I had a conversation with a teacher that I also consider a friend, and during that conversation I shared the news that someone we both knew was heading off to college with an initial goal of becoming a special education teacher.  The basic response I received was:  a) that was a dumb idea,  b) teaching had changed for the worse, and c) retiring was the their #1 goal right now.  This went on for about five minutes (I condensed the response a little for your benefit).  In the final part of the conversation they circled back to the comment “The kids are still the reason I teach, and they are the reason I go to work ever day.”  (fyi – the venue for this conversation was a birthday party)

This is not a post to criticize teachers – the individuals that do this work possess a servant spirit that is amazing and I have a lot of admiration and respect for those that choose to call teaching their career.  In addition, my experience connects teachers and pastor’s as the #1 professions that receive way too much input from the people around them on “how the job really should be done”, which is not what I consider to be support.  We all could and should make more efforts to support and encourage the people we know in these professions.

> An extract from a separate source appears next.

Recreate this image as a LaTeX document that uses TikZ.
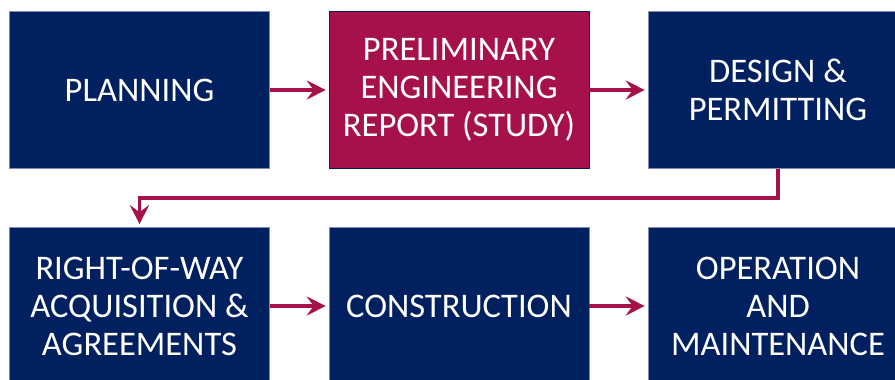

The one comment that has stuck with me from the conversation I described was the final one about how they do it for the kids.  I know this person considers themselves to be a great teacher and I have seen them do a solid job.  But my experience dealing with many of these situations tells me there is no way they can be at their best with the venom I heard pour out of their mouths in the situation I observed.  If they truly believe what they said, then I am guessing they spend lots of time with their peers sharing the same information, spend extended time at home sharing the same thoughts with their spouse/family, and likely take those beliefs into any conversation with their leader around changes that need to happen.

Our actions follow our hearts.  When our heart is not in our work, at best we are a B performer.  (see trUTips #8 for more)  If we bring those thoughts out as only criticisms and statements, without actively working to find a solution, at best we are B- performers.  If I had to guess, a C performer is in the near future.

So we have a choice.

In Linchpin by Seth Godin he shares a poem by Ishita Gupta: (p. 206)

Every day is a new chance to choose

Choose to change your perspective.

Choose to flip the switch in your mind.  Turn on the light and stop fretting about with insecurity and doubt.

Choose to do your work and be free of distraction.

Choose to see the best in someone, or choose to bring out the worst in them.

Choose to be a laser beam, with focused intention, or a scattered ray of light that doesn’t do any good.

There are good reasons for this person to feel the way they do.  But the choice to translate those feelings into the actions that became my experience of them is their choice.  And please don’t believe that this will have no impact on performance – because it does  . . .  it always does.